Burma - Cigars, Religion and Superstition, by Peter Jones (1975)

Like Gerry Catling in an earlier story, I can vouch for the attraction of the Burmese cigar. Although I was no longer a regular smoker, I had tried them once or twice. On my departure from Rangoon after a short posting, I was presented with a carton of 50 cigars by the Airport Manager, a delightful and entertaining person named U Maung Maung.

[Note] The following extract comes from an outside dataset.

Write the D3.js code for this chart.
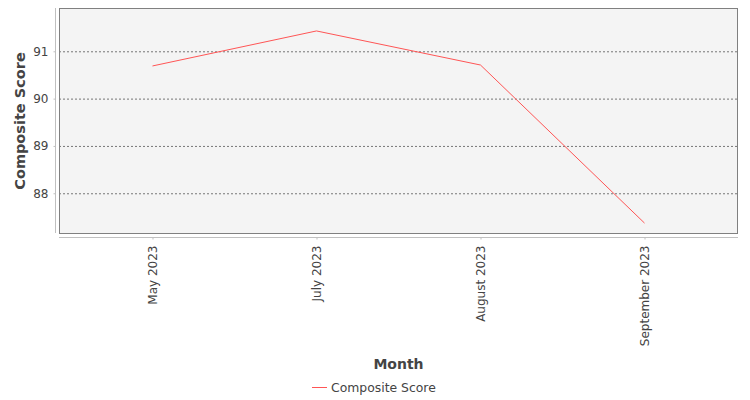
<!DOCTYPE html>
<html><head><meta charset="utf-8">
<script src="https://cdn.jsdelivr.net/npm/d3@7"></script>
<style>body{margin:0;background:#fff}text{font-family:"DejaVu Sans",sans-serif}</style>
</head><body>
<svg id="c" width="750" height="400"></svg>
<script>
const categories = ["May 2023","July 2023","August 2023","September 2023"];
const values = [90.69, 91.43, 90.71, 87.37];
const yTicks = [88, 89, 90, 91];
const seriesName = "Composite Score";

const svg = d3.select("#c");
const L = 59, R = 738, T = 8, B = 233;
const x = d3.scalePoint().domain(categories).range([L, R]).padding(0.57);
const y = d3.scaleLinear().domain([87.16, 91.915]).range([B, T]);

svg.append("rect").attr("x", L).attr("y", T).attr("width", R - L).attr("height", B - T)
  .attr("fill", "#f4f4f4");
// gridlines
svg.append("g").selectAll("line").data(yTicks).join("line")
  .attr("x1", L).attr("x2", R).attr("y1", d => y(d) + 0.5).attr("y2", d => y(d) + 0.5)
  .attr("stroke", "#555").attr("stroke-width", 0.8).attr("stroke-dasharray", "2,2");
svg.append("rect").attr("x", L + 0.5).attr("y", T + 0.5).attr("width", R - L - 1).attr("height", B - T)
  .attr("fill", "none").attr("stroke", "#808080").attr("stroke-width", 1);

// y axis
const ya = svg.append("g").attr("transform", "translate(55.5,0)")
  .call(d3.axisLeft(y).tickValues(yTicks).tickSize(2).tickPadding(5).tickFormat(d3.format("d")));
ya.select(".domain").attr("stroke", "#c0c0c0").attr("d", `M0,${T}V${B}`);
ya.selectAll(".tick line").attr("stroke", "#c0c0c0");
ya.selectAll("text").attr("fill", "#444").style("font-size", "12px");

// x axis
const xa = svg.append("g").attr("transform", "translate(0,237.5)")
  .call(d3.axisBottom(x).tickSize(2).tickPadding(0));
xa.select(".domain").attr("stroke", "#c0c0c0").attr("d", `M${L},0H${R}`);
xa.selectAll(".tick line").attr("stroke", "#c0c0c0");
xa.selectAll("text").attr("fill", "#444").style("font-size", "12px")
  .attr("transform", "rotate(-90)").attr("text-anchor", "end")
  .attr("x", -8).attr("y", 0).attr("dy", "0.35em");

// line
svg.append("path").datum(values.map((v, i) => [categories[i], v]))
  .attr("fill", "none").attr("stroke", "#ff5555").attr("stroke-width", 1)
  .attr("d", d3.line().x(d => x(d[0])).y(d => y(d[1])));

// axis titles
svg.append("text").attr("transform", `translate(25,${(T + B) / 2 + 0.5}) rotate(-90)`)
  .attr("text-anchor", "middle").attr("fill", "#444").style("font-size", "14.5px").style("font-weight", "bold")
  .text("Composite Score");
svg.append("text").attr("x", (L + R) / 2).attr("y", 369).attr("text-anchor", "middle")
  .attr("fill", "#444").style("font-size", "14px").style("font-weight", "bold").text("Month");

// legend
svg.append("line").attr("x1", 312).attr("x2", 327).attr("y1", 387.5).attr("y2", 387.5)
  .attr("stroke", "#ff5555").attr("stroke-width", 1);
svg.append("text").attr("x", 331).attr("y", 391.5).attr("fill", "#444").style("font-size", "12.4px")
  .text(seriesName);
</script>
</body></html>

This I thought was a very generous gesture from somebody who I knew earned a relatively meagre salary, and I must have shown some hesitation in accepting them, because he said: “In Burma these are a poor man’s smoke, and they cost less than a penny each, but I do think you and your friends will enjoy them back in England.” He was so right, they did, enormously, and so did I. Unlike Gerry, I had no problem with British customs on my return. But U Maung Maung’s farewell gesture was typical of the generosity of spirit of these gentle and ill-governed people.

Burma is a mainly Buddhist country and most of the people are deeply religious. However, Buddhism has had to contend with the existence of earlier, more primitive, forms of spirit worship and has been forced by usage to allow the worship of traditional spirits known as ‘Nats’ to exist side by side with its own rituals. Buddhist monks even allow paintings of Nats to appear on their temple walls, and they are an important element in religious life.

I well remember during my brief stay getting to know a very pleasant, American-educated Burmese couple. One day I invited them to the BOAC manager’s house for tea. This sophisticated lady, who was very western in many ways and very well versed in what was happening in the rest of the world, appeared uncharacteristically ill at ease, almost as soon as she entered the house.

After a while she said, “This is going to appear very odd and maybe silly to you, and I do not want to offend you in any way, but I must tell you - I do feel very uncomfortable in this house, and for reasons you cannot possibly know.

Many years ago, there used to be a pond on this site. For all my expensive education overseas, I still cannot help feeling within me that the Nats, the spirits who lived here, are upset and angry that the pond they lived in has been drained and built over. I know it is totally irrational and stupid, but I cannot help it.”

Happily this did not detract from our friendship but I have never forgotten the contrast between my friend’s sophistication and worldliness on the one hand and her adherence to traditional belief on the other.